The European Parliament today took a decisive stand on legal jurisdiction and responsibility whenever privacy rights are violated, a move that the European Federation of Journalists welcomed as “good for citizens’ rights and good for press freedom.”
The Parliament amended a proposal from the European Commission on provisions regarding the law applicable to violations of privacy and rights relating to the personality. The changes mean that claims for infringement of privacy and rights relating to the personality will be governed by the law of the country to “which the publication or broadcasting service is principally directed.” If this is not obvious, the law of the country “in which editorial control is exercised” shall apply.
“This vote in the European Parliament is a step forward for more legal certainty for journalists carrying their activities within the European Union” said Pamela Moriniere, programme officer for the EFJ. “It is a decision that is good for the rights of citizens and good for media freedom.”
The Parliament had voted to endorse the report from Parliamentarian Diana Wallis on a proposal for a Regulation on the law applicable to non-contractual obligations (“Rome II”).
The EFJ says the new text provides a fair balance between European citizens’ privacy rights and the need to protect freedom of expression in the media, in conformity with the Charter of Fundamental Rights of the European Union.
However, the EFJ says that provisions calling for a European media code are unnecessary and inappropriate in such a Regulation. “Nevertheless, the text as it stands provides sufficient protection against people shopping around for a “friendly court” with insufficient legal protection for journalists’ rights,” said Moriniere.
The adopted text will now be submitted to the European Council as part of the co-decision procedure.
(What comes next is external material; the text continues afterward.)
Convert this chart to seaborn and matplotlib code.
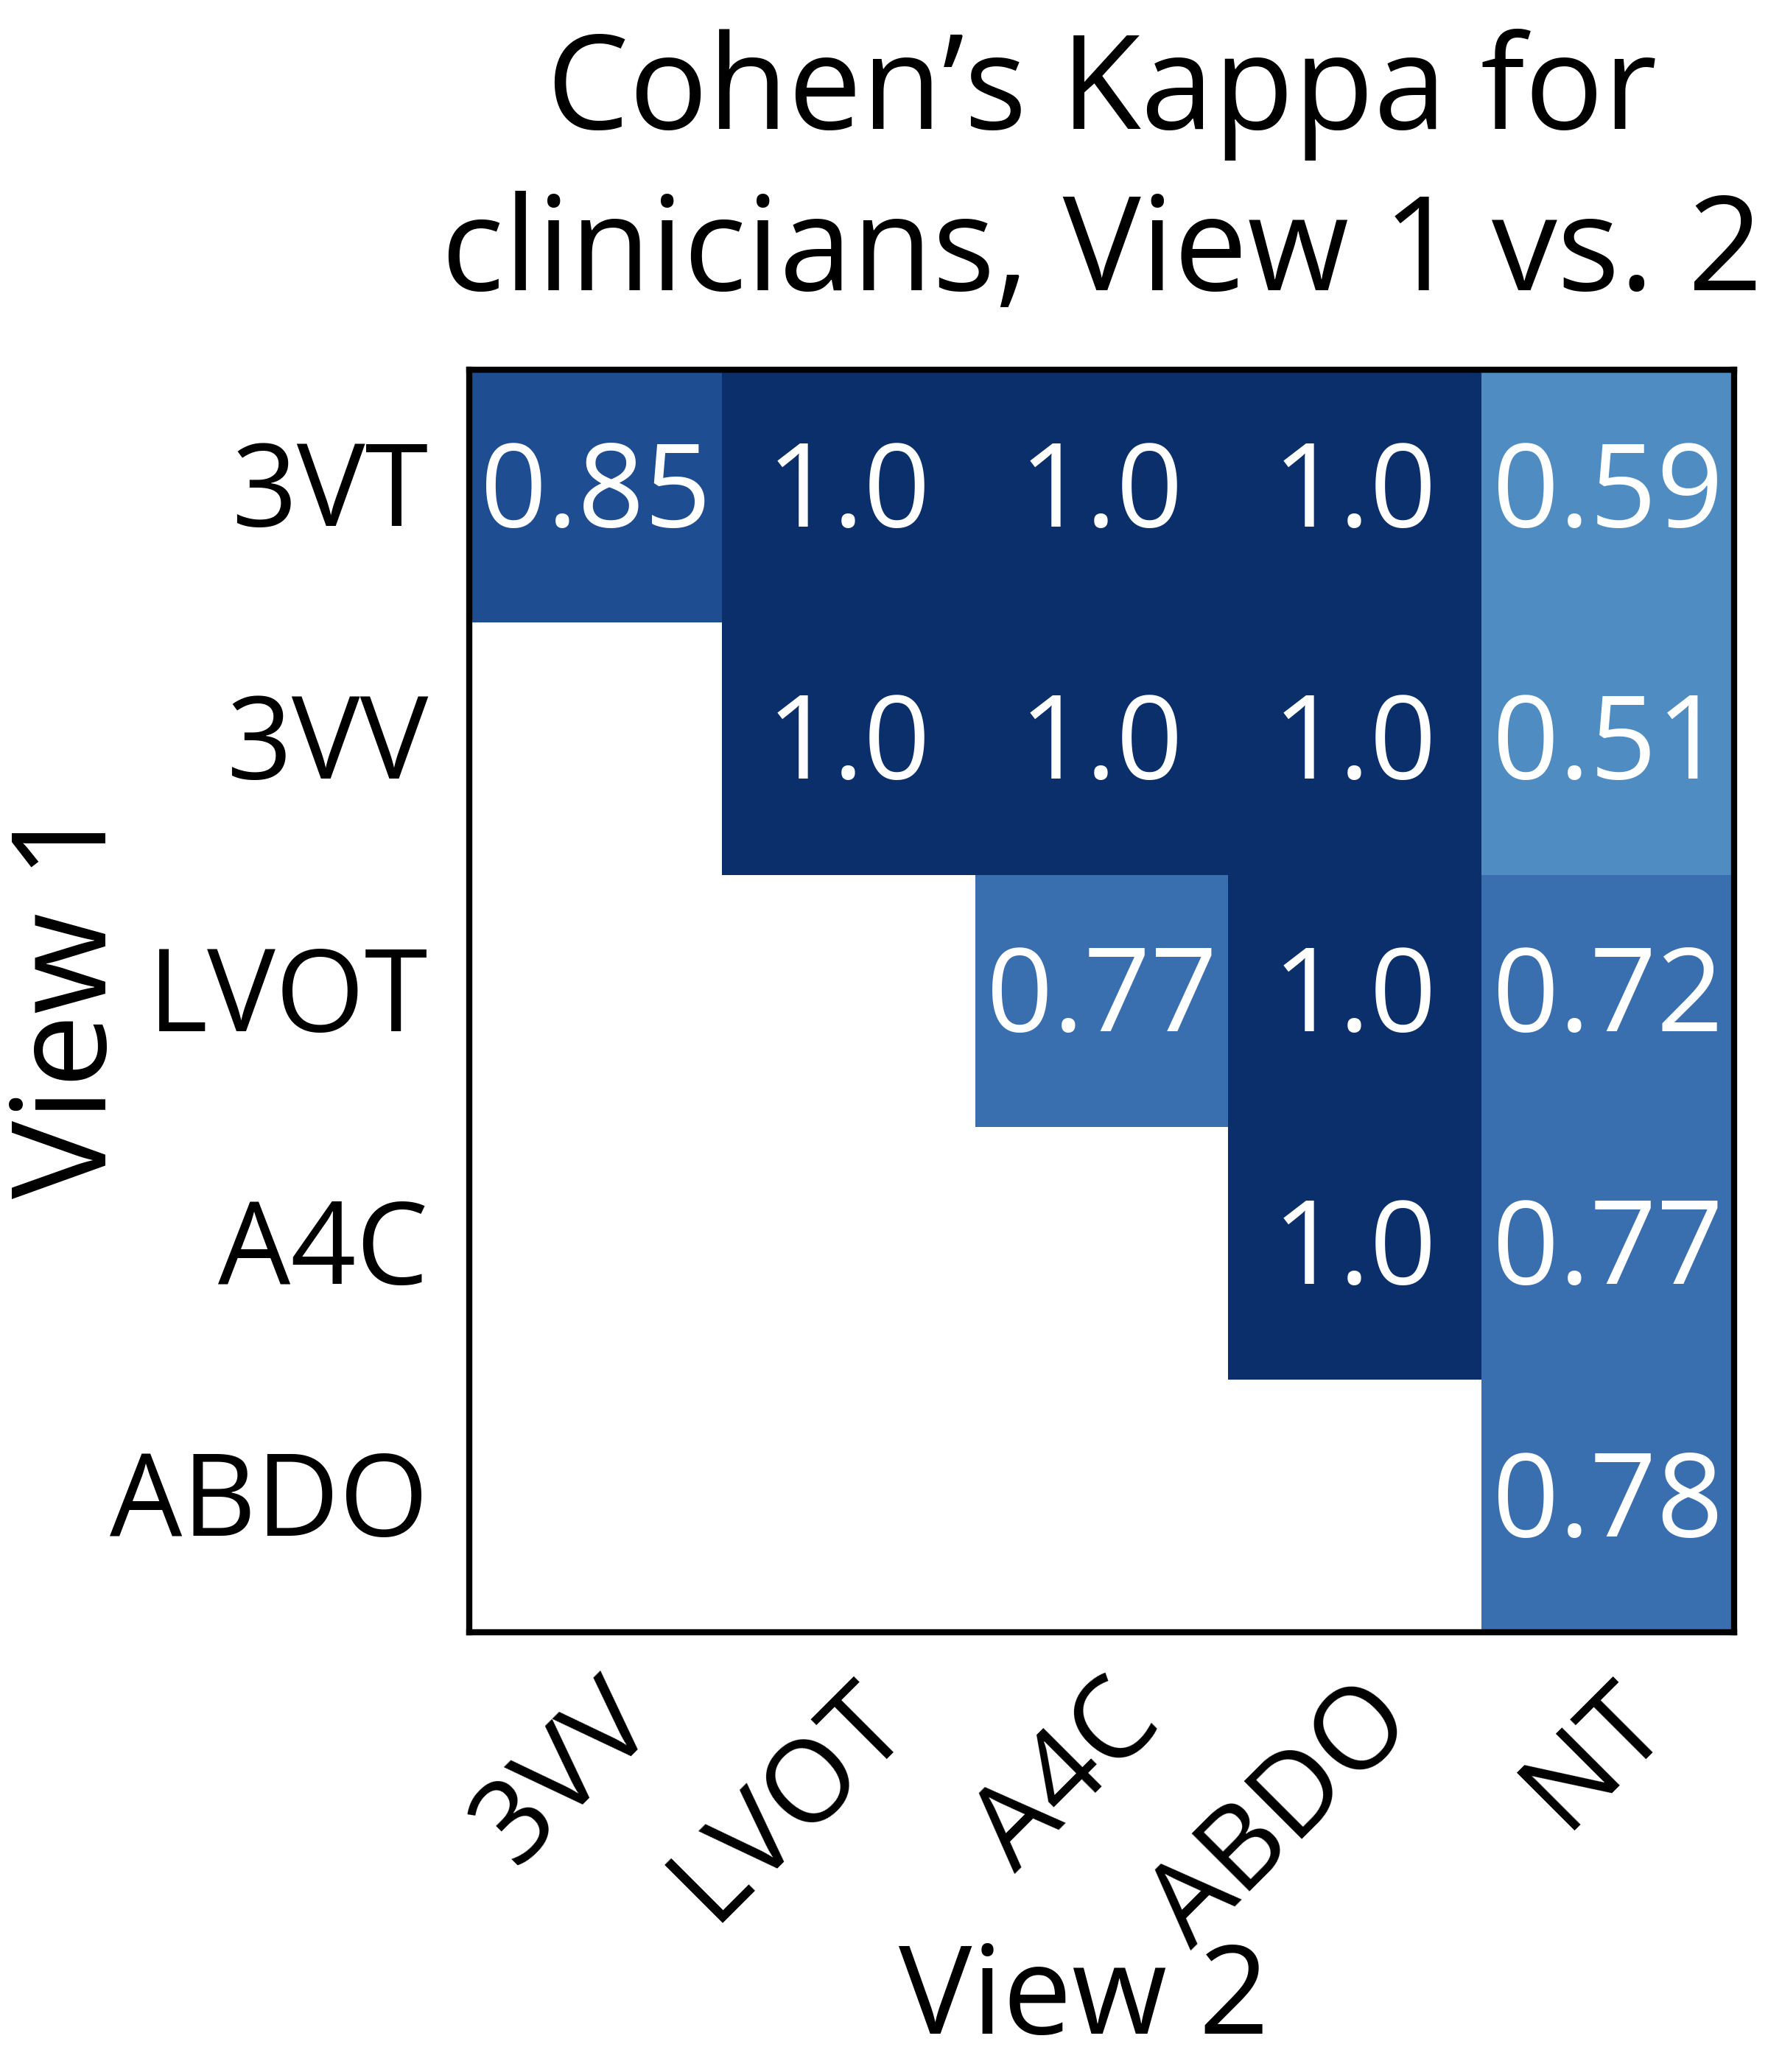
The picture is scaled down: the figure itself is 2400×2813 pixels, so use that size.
import numpy as np
import pandas as pd
import matplotlib
matplotlib.use("Agg")
import matplotlib.pyplot as plt
from matplotlib.colors import ListedColormap, BoundaryNorm
import seaborn as sns

# data
view1 = ["3VT", "3VV", "LVOT", "A4C", "ABDO"]
view2 = ["3VV", "LVOT", "A4C", "ABDO", "NT"]
row_3vt = [0.85, 1.0, 1.0, 1.0, 0.59]
row_3vv = [np.nan, 1.0, 1.0, 1.0, 0.51]
row_lvot = [np.nan, np.nan, 0.77, 1.0, 0.72]
row_a4c = [np.nan, np.nan, np.nan, 1.0, 0.77]
row_abdo = [np.nan, np.nan, np.nan, np.nan, 0.78]

kappa = pd.DataFrame([row_3vt, row_3vv, row_lvot, row_a4c, row_abdo],
                     index=view1, columns=view2)
labels = kappa.map(lambda v: "" if pd.isna(v) else str(v))

plt.rcParams["font.family"] = ["Open Sans", "DejaVu Sans"]

# stepped blues, as seen in the reference
cmap = ListedColormap(["#4e8cc2", "#3a6faf", "#1f4d91", "#0a2f6b"])
norm = BoundaryNorm([0.5, 0.7, 0.8, 0.9, 1.01], cmap.N)

fig = plt.figure(figsize=(24, 28.13), dpi=100)
ax = fig.add_axes([0.2654, 0.2122, 0.7154, 0.6093])

sns.heatmap(kappa, ax=ax, cmap=cmap, norm=norm, cbar=False,
            annot=labels, fmt="", mask=kappa.isna(),
            annot_kws={"size": 114, "color": "white"})

for s in ax.spines.values():
    s.set_visible(True)
    s.set_linewidth(6)
    s.set_color("black")

ax.tick_params(length=0, labelsize=112)
ax.tick_params(axis="y", pad=40)
ax.tick_params(axis="x", pad=30)
plt.setp(ax.get_yticklabels(), rotation=0)
plt.setp(ax.get_xticklabels(), rotation=45, ha="right", rotation_mode="anchor")

ax.set_title("Cohen\u2019s Kappa for\nclinicians, View 1 vs. 2", fontsize=128,
             pad=78, linespacing=1.3)
ax.set_xlabel("View 2", fontsize=120)
ax.set_ylabel("View 1", fontsize=128)
ax.xaxis.set_label_coords(0.486, -0.244)
ax.yaxis.set_label_coords(-0.262, 0.5)

fig.savefig("out.png", dpi=100)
And the EFJ reinforced calls for European leaders in the Council of Ministers to back the changes.
“We know that the European Council has a key role to play in reaching a common position on Rome II”, said Aidan White, EFJ General Secretary. “We therefore call on governments to listen to journalists’ concerns and maintain the wording adopted by the Parliament – it provides the solution to a problem that has been worrying journalists and media for many months.”